Task to complete: Find each line with the string "this" and report it.

Material supplied:
---

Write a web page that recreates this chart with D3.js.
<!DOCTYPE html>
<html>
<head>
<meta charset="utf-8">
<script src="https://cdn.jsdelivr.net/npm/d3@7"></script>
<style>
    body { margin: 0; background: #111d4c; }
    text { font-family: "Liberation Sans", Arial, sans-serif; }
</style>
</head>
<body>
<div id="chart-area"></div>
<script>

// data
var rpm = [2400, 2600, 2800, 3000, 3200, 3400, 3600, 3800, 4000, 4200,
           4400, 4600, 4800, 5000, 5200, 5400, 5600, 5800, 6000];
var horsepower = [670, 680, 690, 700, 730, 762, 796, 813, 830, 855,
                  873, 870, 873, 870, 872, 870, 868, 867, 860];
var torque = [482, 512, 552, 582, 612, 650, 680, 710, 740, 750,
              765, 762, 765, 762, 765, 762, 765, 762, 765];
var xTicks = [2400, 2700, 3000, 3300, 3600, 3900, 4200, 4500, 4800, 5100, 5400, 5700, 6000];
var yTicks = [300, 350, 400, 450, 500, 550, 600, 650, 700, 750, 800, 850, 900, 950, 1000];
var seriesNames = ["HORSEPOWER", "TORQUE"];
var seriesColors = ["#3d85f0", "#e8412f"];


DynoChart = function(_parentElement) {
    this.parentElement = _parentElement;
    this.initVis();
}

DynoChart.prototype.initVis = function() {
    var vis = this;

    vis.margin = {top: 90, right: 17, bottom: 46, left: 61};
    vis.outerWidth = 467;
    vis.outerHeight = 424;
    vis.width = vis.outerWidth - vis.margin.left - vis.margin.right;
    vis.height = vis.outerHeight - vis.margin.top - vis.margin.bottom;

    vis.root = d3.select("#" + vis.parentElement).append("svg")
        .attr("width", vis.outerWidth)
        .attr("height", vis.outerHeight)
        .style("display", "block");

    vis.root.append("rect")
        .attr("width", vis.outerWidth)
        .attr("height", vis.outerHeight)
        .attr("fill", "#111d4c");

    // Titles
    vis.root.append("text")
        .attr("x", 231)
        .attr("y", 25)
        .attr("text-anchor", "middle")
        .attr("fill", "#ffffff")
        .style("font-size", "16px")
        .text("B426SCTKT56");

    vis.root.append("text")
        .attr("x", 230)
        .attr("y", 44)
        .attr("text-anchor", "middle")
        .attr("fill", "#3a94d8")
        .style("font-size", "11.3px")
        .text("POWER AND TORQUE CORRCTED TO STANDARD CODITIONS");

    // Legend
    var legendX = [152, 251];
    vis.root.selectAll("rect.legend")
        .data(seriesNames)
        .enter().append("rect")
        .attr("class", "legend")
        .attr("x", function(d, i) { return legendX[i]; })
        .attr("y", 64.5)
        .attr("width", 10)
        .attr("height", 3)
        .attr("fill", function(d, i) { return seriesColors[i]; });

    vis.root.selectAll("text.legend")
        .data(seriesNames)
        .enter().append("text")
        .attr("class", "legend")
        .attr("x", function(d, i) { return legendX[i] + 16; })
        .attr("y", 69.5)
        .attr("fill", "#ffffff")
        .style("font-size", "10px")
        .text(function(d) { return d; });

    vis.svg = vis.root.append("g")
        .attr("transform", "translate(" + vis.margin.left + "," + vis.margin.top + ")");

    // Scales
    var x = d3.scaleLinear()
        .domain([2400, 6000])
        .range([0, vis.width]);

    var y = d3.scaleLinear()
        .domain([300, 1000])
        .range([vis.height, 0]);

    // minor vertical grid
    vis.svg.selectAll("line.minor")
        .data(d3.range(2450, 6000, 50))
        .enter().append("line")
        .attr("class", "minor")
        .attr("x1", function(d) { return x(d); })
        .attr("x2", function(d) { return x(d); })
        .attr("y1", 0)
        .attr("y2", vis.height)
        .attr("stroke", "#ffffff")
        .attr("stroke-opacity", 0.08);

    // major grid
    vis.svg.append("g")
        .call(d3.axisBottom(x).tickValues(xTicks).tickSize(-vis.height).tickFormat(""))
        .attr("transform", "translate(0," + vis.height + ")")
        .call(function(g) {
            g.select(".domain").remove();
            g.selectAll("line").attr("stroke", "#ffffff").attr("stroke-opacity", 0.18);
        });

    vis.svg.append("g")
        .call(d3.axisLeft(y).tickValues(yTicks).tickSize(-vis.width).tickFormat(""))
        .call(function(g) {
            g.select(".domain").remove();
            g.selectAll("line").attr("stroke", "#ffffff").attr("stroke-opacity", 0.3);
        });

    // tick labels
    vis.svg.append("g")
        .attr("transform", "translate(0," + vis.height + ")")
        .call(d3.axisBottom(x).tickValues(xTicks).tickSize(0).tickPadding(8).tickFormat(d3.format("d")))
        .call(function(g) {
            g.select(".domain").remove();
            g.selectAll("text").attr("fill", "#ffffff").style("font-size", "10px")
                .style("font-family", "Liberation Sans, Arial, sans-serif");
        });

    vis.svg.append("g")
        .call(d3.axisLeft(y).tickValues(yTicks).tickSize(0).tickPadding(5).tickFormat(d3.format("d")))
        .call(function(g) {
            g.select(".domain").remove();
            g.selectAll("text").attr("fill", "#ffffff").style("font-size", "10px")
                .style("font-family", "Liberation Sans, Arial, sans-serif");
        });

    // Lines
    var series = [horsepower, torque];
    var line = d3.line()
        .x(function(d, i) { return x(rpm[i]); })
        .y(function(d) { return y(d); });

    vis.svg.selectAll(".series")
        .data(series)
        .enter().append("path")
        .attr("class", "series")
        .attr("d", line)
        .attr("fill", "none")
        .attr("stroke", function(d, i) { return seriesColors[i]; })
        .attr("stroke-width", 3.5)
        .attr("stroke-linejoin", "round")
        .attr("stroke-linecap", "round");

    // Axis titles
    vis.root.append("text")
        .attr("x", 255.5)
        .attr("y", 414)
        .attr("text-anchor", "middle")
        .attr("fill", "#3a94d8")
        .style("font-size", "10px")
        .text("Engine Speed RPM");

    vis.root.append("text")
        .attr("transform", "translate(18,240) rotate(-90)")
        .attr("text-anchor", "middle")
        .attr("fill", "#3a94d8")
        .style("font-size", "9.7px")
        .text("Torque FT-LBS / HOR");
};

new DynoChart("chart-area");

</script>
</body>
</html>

---

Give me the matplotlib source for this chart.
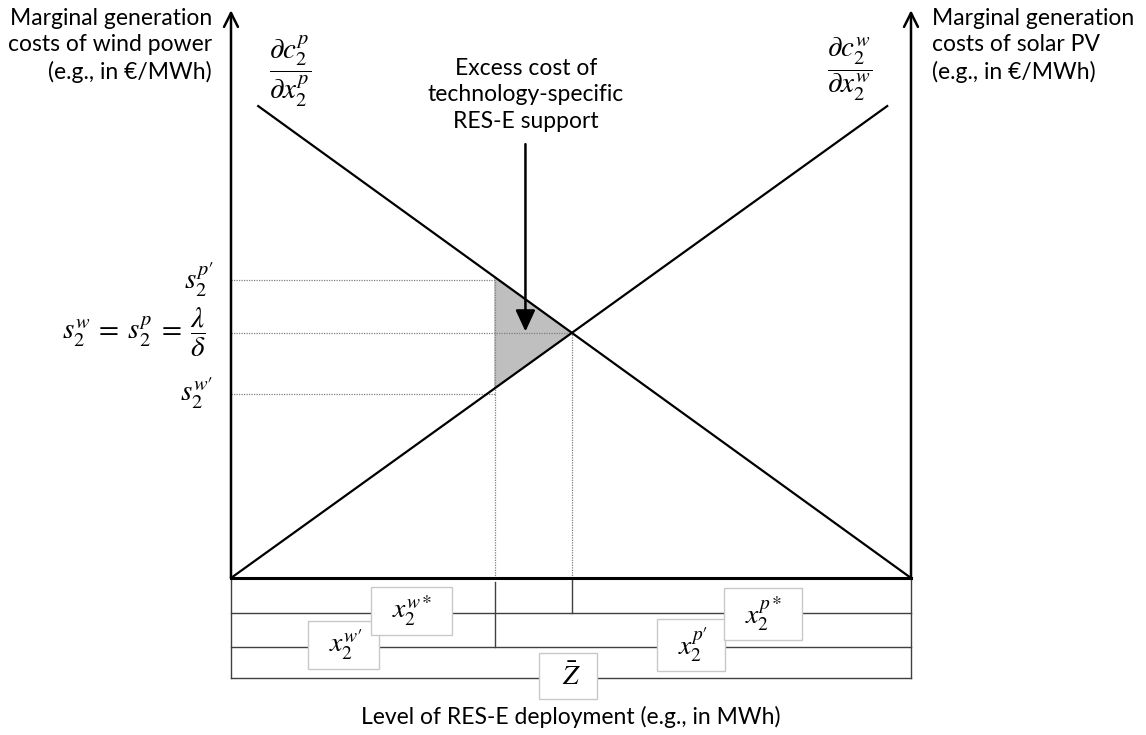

---

The result:
Write a web page that recreates this chart with D3.js.
    this.parentElement = _parentElement;
    this.initVis();
    var vis = this;
Give me the matplotlib source for this chart.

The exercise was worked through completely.